Le Monde, le quotidien vespéral, est en crise. Comme la planète Terre. Les deux souffrent de la même maladie, le capitalisme à bout de souffle.
Les journalistes des différents titres du groupe Le Monde (le quotidien, Télérama, Courrier international, les titres des Editions Malesherbes comme La Vie, etc.) sont en émoi et ont lancé un appel pour la garantie de leur indépendance face à la montée dans le capital de l’oligarque tchèque Daniel Kretinsky.
L’affaire n’est pas simple et tourne autour d’un éventuel droit d’agrément en cas d’entrée d’un nouvel actionnaire majoritaire.
La crise n’est pas nouvelle ; elle remonte aux années 1980 avec les premières difficultés financières et les pressions de la BNP pour la vente le siège de la rue des Italiens, puis en 1994 quand le seul quotidien appartenant à ses salariés a troqué son statut de SARL pour le statut de SA à directoire et conseil de surveillance, faisant entrer les loups dans la bergerie.
Aujourd’hui, le groupe est hélas entre les mains de financiers et d’industriels sans état d’âme qui n’entendent pas céder le vrai pouvoir de décision aux journalistes, le pouvoir économique qui dicte sa loi aux autres et influe tellement sur les choix éditoriaux.
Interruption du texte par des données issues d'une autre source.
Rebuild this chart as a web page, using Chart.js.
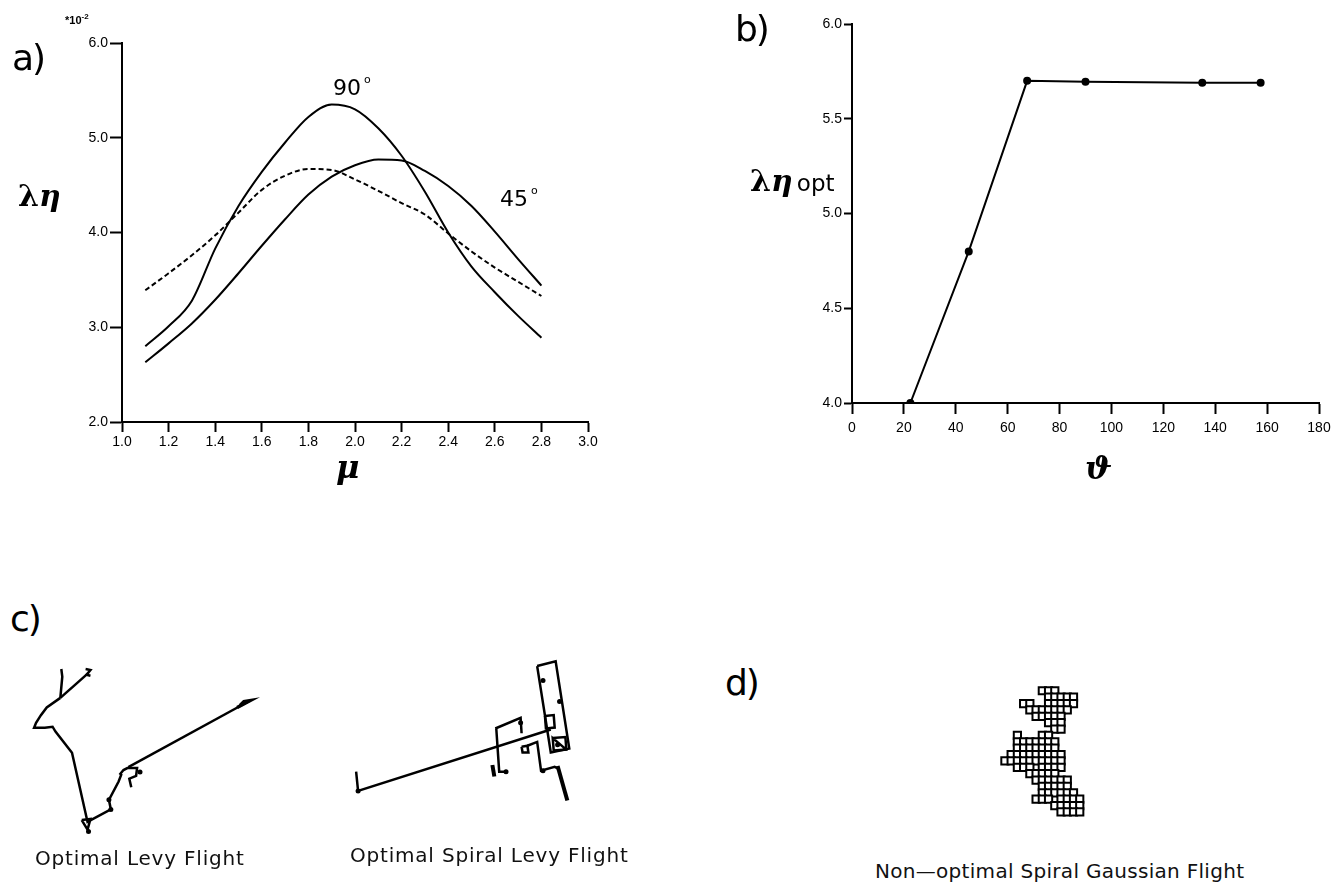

Matthieu Pigasse, responsable mondial des fusions-acquisitions et du conseil aux gouvernements de la banque Lazard (rien que ça), et son compère-associé Daniel Kretinsky ne partagent pas le pouvoir. C’est d’ailleurs ce que le banquier a répondu aux journalistes, sans ambiguïté ; il refuse en effet d’ajouter « des clauses telles, que le droit d’agrément devienne en réalité un droit de répudiation, et même en pratique une clause d’inaliénabilité ».
Comprenne qui voudra !
Le combat des salariés (et des journalistes) du Monde est symbolique au moment où tous les grands médias sont contrôlés par des industriels milliardaires. Il serait vain cependant de croire que le Monde va renverser le cours des choses seul. Le combat pour l’indépendance rédactionnelle des médias passe par une lutte globale soutenue par une opinion publique faisant respecter son droit à une information complète, vérifiée et mise en perspective.
Matthieu Pigasse en réponse aux journalistes a ajouté que toutnouvel actionnaire majoritaire devrait remplir « des critères d’honorabilité, de moyens financiers et bien évidemment l’engagement de respecter les règles d’indépendance du Groupe, permettant d’exclure sur une base objective des actionnaires manifestement contraires ou incompatibles avec les valeurs qui sont les nôtres. »
Reste à définir quelles sont les « valeurs qui sont les nôtres ».
Les journalistes du Monde prétendent que le quotidien n’a pas de ligne politique et n’en a jamais eu. En 2010, le directeur Eric Fottorino expliquait :
« Le Monde est un journal non aligné, c’est-à-dire qu’il n’épouse aucune ligne partisane. Ce serait insulter l’intelligence de nos lecteurs que de nous ranger les yeux fermés derrière un parti. C’est au nom de nos valeurs traditionnelles que j’ai, à plusieurs reprises, depuis trois ans, vivement critiqué la politique de Nicolas Sarkozy, pour défendre la démocratie, la liberté de la presse ou les atteintes aux corps intermédiaires. »
Certes, le Monde a souvent critiqué Giscard d’Estaing, Chirac, Sarkozy et Mitterrand, mais il a aussi soutenu toutes les politiques de droite ou prétendument de gauche et approuvé les réformes du code du travail ou la loi travail ; surtout, il n’a jamais remis en cause les méfaits du capitalisme. De même, Michel Noblecourt, par exemple, a passé toute sa carrière à déverser des tombereaux d’insulte sur la CGT et à tresser des louanges au syndicat d’accompagnement du libéralisme, la CFDT. En toute neutralité sans doute.
Les progressistes, les vrais, n’ont pas droit de cité dans les colonnes du Monde, dont la ligne politique (car il en a une) s’arrête à la social-démocratie.
Matthieu Pigasse, Daniel Kretinsky, Didier Niel, s’ils ont investi dans le Monde, entendent bien continuer à développer cette ligne politique et la lutte des journalistes finira par s’en accommoder.
Il n’empêche qu’il est absolument nécessaire de soutenir la revendication des journalistes ; le moment venu, il faudra leur rappeler leur indépendance et le soutien des progressistes dans leur combat quand ils manqueront à leur devoir d’informer complétement et sans parti pris.